*Your goal:* Pictures stay out of the copy; restate everything else in the material exactly.
[Start Data section]
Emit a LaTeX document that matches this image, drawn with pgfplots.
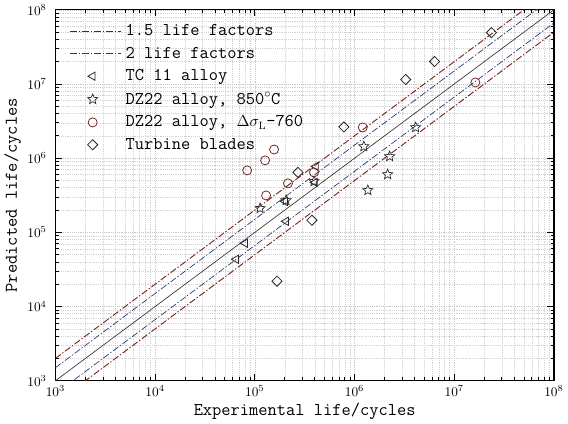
\documentclass[border=0pt]{standalone}
\usepackage{pgfplots}
\pgfplotsset{compat=1.18}

\definecolor{factA}{RGB}{45,45,110}   % 1.5 life factors
\definecolor{factB}{RGB}{125,35,35}   % 2 life factors
\definecolor{circred}{RGB}{120,40,40}

% outlined five-point star
\pgfdeclareplotmark{ostar}{%
  \pgfpathmoveto{\pgfpointpolar{90}{\pgfplotmarksize}}%
  \pgfpathlineto{\pgfpointpolar{126}{0.45\pgfplotmarksize}}%
  \pgfpathlineto{\pgfpointpolar{162}{\pgfplotmarksize}}%
  \pgfpathlineto{\pgfpointpolar{198}{0.45\pgfplotmarksize}}%
  \pgfpathlineto{\pgfpointpolar{234}{\pgfplotmarksize}}%
  \pgfpathlineto{\pgfpointpolar{270}{0.45\pgfplotmarksize}}%
  \pgfpathlineto{\pgfpointpolar{306}{\pgfplotmarksize}}%
  \pgfpathlineto{\pgfpointpolar{342}{0.45\pgfplotmarksize}}%
  \pgfpathlineto{\pgfpointpolar{18}{\pgfplotmarksize}}%
  \pgfpathlineto{\pgfpointpolar{54}{0.45\pgfplotmarksize}}%
  \pgfpathclose\pgfusepathqstroke}

\tikzset{
  lifeline/.style={line width=0.7pt, dash pattern=on 5pt off 1.5pt on 1pt off 1.5pt},
}
\pgfplotsset{
  lineleg/.style={legend image code/.code={\draw[##1] (0pt,0pt) -- (38pt,0pt);}},
  markleg/.style={legend image code/.code={\draw[##1] plot coordinates {(17pt,0pt)};}},
}

\begin{document}
\begin{tikzpicture}
\begin{axis}[
  width=375pt, height=279pt, scale only axis,
  xmode=log, ymode=log,
  xmin=1e3, xmax=1e8, ymin=1e3, ymax=1e8,
  tick align=inside,
  major tick length=5pt, minor tick length=2.5pt,
  every tick/.style={black, line width=0.6pt},
  axis line style={line width=1pt},
  grid=both,
  major grid style={densely dotted, gray!45, line width=0.4pt},
  minor grid style={densely dotted, gray!35, line width=0.4pt},
  xlabel={Experimental life/cycles},
  ylabel={Predicted life/cycles},
  label style={font=\ttfamily\fontsize{13.5}{15}\selectfont},
  xlabel style={yshift=2pt},
  ylabel style={yshift=-2pt},
  tick label style={font=\fontsize{10}{12}\selectfont},
  yticklabel style={xshift=-3pt},
  legend style={at={(0.02,0.975)}, anchor=north west, draw=none, fill=none,
    font=\ttfamily\fontsize{13.5}{15}\selectfont, row sep=3pt,
    nodes={inner sep=2pt},
    /tikz/every odd column/.append style={column sep=1.5pt}},
  legend cell align=left,
]
% legend lines
\addplot[factA, lifeline, line width=0.5pt, lineleg]
  coordinates {(1e3,1.5e3) (1e8,1.5e8)};
\addlegendentry{1.5 life factors}
\addplot[factB, lifeline, lineleg]
  coordinates {(1e3,2e3) (1e8,2e8)};
\addlegendentry{2 life factors}

% TC 11 alloy
\addplot[only marks, mark=triangle, mark size=3.6pt, black!85,
  mark options={rotate=90, line width=0.6pt}, markleg]
  coordinates {
    (65000,43400) (80000,71300) (201000,262000) (205600,141000)
    (410000,776000) (401000,472000)
  };
\addlegendentry{TC 11 alloy}

% DZ22 alloy, 850C
\addplot[only marks, mark=ostar, mark size=4pt, black!85,
  mark options={line width=0.5pt}, markleg]
  coordinates {
    (113000,211000) (205600,270000) (392000,487000) (1.36e6,369000)
    (2.15e6,605000) (2.25e6,1.057e6) (1.24e6,1.44e6) (4.10e6,2.60e6)
  };
\addlegendentry{DZ22 alloy, 850$^{\circ}$C}

% DZ22 alloy, delta sigma
\addplot[only marks, mark=o, mark size=3.4pt, circred,
  mark options={line width=0.6pt}, markleg]
  coordinates {
    (83800,685000) (126800,934000) (156000,1.31e6) (215000,458000)
    (129700,315000) (392000,644000) (1.21e6,2.60e6) (1.63e7,1.05e7)
  };
\addlegendentry{DZ22 alloy, {\fontsize{12}{14}\selectfont$\Delta\sigma_{\mathrm{L}}$}-760}

% Turbine blades
\addplot[only marks, mark=square, mark size=2.7pt, black!85,
  mark options={rotate=45, line width=0.6pt}, markleg]
  coordinates {
    (271000,644000) (782000,2.64e6) (3.26e6,1.15e7) (6.35e6,2.01e7)
    (2.36e7,4.93e7) (374000,145600) (167000,22000)
  };
\addlegendentry{Turbine blades}

% remaining scatter-band lines
\addplot[black!80, line width=0.5pt, forget plot] coordinates {(1e3,1e3) (1e8,1e8)};
\addplot[factA, lifeline, line width=0.5pt, forget plot] coordinates {(1e3,666.7) (1e8,6.667e7)};
\addplot[factB, lifeline, forget plot] coordinates {(1e3,500) (1e8,5e7)};
\end{axis}
\end{tikzpicture}
\end{document}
[End Data section]
*Exercise response:*
Emit a LaTeX document that matches this image, drawn with pgfplots.
\documentclass[border=0pt]{standalone}
\usepackage{pgfplots}
\pgfplotsset{compat=1.18}

\definecolor{factA}{RGB}{45,45,110}   % 1.5 life factors
\definecolor{factB}{RGB}{125,35,35}   % 2 life factors
\definecolor{circred}{RGB}{120,40,40}

% outlined five-point star
\pgfdeclareplotmark{ostar}{%
  \pgfpathmoveto{\pgfpointpolar{90}{\pgfplotmarksize}}%
  \pgfpathlineto{\pgfpointpolar{126}{0.45\pgfplotmarksize}}%
  \pgfpathlineto{\pgfpointpolar{162}{\pgfplotmarksize}}%
  \pgfpathlineto{\pgfpointpolar{198}{0.45\pgfplotmarksize}}%
  \pgfpathlineto{\pgfpointpolar{234}{\pgfplotmarksize}}%
  \pgfpathlineto{\pgfpointpolar{270}{0.45\pgfplotmarksize}}%
  \pgfpathlineto{\pgfpointpolar{306}{\pgfplotmarksize}}%
  \pgfpathlineto{\pgfpointpolar{342}{0.45\pgfplotmarksize}}%
  \pgfpathlineto{\pgfpointpolar{18}{\pgfplotmarksize}}%
  \pgfpathlineto{\pgfpointpolar{54}{0.45\pgfplotmarksize}}%
  \pgfpathclose\pgfusepathqstroke}

\tikzset{
  lifeline/.style={line width=0.7pt, dash pattern=on 5pt off 1.5pt on 1pt off 1.5pt},
}
\pgfplotsset{
  lineleg/.style={legend image code/.code={\draw[##1] (0pt,0pt) -- (38pt,0pt);}},
  markleg/.style={legend image code/.code={\draw[##1] plot coordinates {(17pt,0pt)};}},
}

\begin{document}
\begin{tikzpicture}
\begin{axis}[
  width=375pt, height=279pt, scale only axis,
  xmode=log, ymode=log,
  xmin=1e3, xmax=1e8, ymin=1e3, ymax=1e8,
  tick align=inside,
  major tick length=5pt, minor tick length=2.5pt,
  every tick/.style={black, line width=0.6pt},
  axis line style={line width=1pt},
  grid=both,
  major grid style={densely dotted, gray!45, line width=0.4pt},
  minor grid style={densely dotted, gray!35, line width=0.4pt},
  xlabel={Experimental life/cycles},
  ylabel={Predicted life/cycles},
  label style={font=\ttfamily\fontsize{13.5}{15}\selectfont},
  xlabel style={yshift=2pt},
  ylabel style={yshift=-2pt},
  tick label style={font=\fontsize{10}{12}\selectfont},
  yticklabel style={xshift=-3pt},
  legend style={at={(0.02,0.975)}, anchor=north west, draw=none, fill=none,
    font=\ttfamily\fontsize{13.5}{15}\selectfont, row sep=3pt,
    nodes={inner sep=2pt},
    /tikz/every odd column/.append style={column sep=1.5pt}},
  legend cell align=left,
]
% legend lines
\addplot[factA, lifeline, line width=0.5pt, lineleg]
  coordinates {(1e3,1.5e3) (1e8,1.5e8)};
\addlegendentry{1.5 life factors}
\addplot[factB, lifeline, lineleg]
  coordinates {(1e3,2e3) (1e8,2e8)};
\addlegendentry{2 life factors}

% TC 11 alloy
\addplot[only marks, mark=triangle, mark size=3.6pt, black!85,
  mark options={rotate=90, line width=0.6pt}, markleg]
  coordinates {
    (65000,43400) (80000,71300) (201000,262000) (205600,141000)
    (410000,776000) (401000,472000)
  };
\addlegendentry{TC 11 alloy}

% DZ22 alloy, 850C
\addplot[only marks, mark=ostar, mark size=4pt, black!85,
  mark options={line width=0.5pt}, markleg]
  coordinates {
    (113000,211000) (205600,270000) (392000,487000) (1.36e6,369000)
    (2.15e6,605000) (2.25e6,1.057e6) (1.24e6,1.44e6) (4.10e6,2.60e6)
  };
\addlegendentry{DZ22 alloy, 850$^{\circ}$C}

% DZ22 alloy, delta sigma
\addplot[only marks, mark=o, mark size=3.4pt, circred,
  mark options={line width=0.6pt}, markleg]
  coordinates {
    (83800,685000) (126800,934000) (156000,1.31e6) (215000,458000)
    (129700,315000) (392000,644000) (1.21e6,2.60e6) (1.63e7,1.05e7)
  };
\addlegendentry{DZ22 alloy, {\fontsize{12}{14}\selectfont$\Delta\sigma_{\mathrm{L}}$}-760}

% Turbine blades
\addplot[only marks, mark=square, mark size=2.7pt, black!85,
  mark options={rotate=45, line width=0.6pt}, markleg]
  coordinates {
    (271000,644000) (782000,2.64e6) (3.26e6,1.15e7) (6.35e6,2.01e7)
    (2.36e7,4.93e7) (374000,145600) (167000,22000)
  };
\addlegendentry{Turbine blades}

% remaining scatter-band lines
\addplot[black!80, line width=0.5pt, forget plot] coordinates {(1e3,1e3) (1e8,1e8)};
\addplot[factA, lifeline, line width=0.5pt, forget plot] coordinates {(1e3,666.7) (1e8,6.667e7)};
\addplot[factB, lifeline, forget plot] coordinates {(1e3,500) (1e8,5e7)};
\end{axis}
\end{tikzpicture}
\end{document}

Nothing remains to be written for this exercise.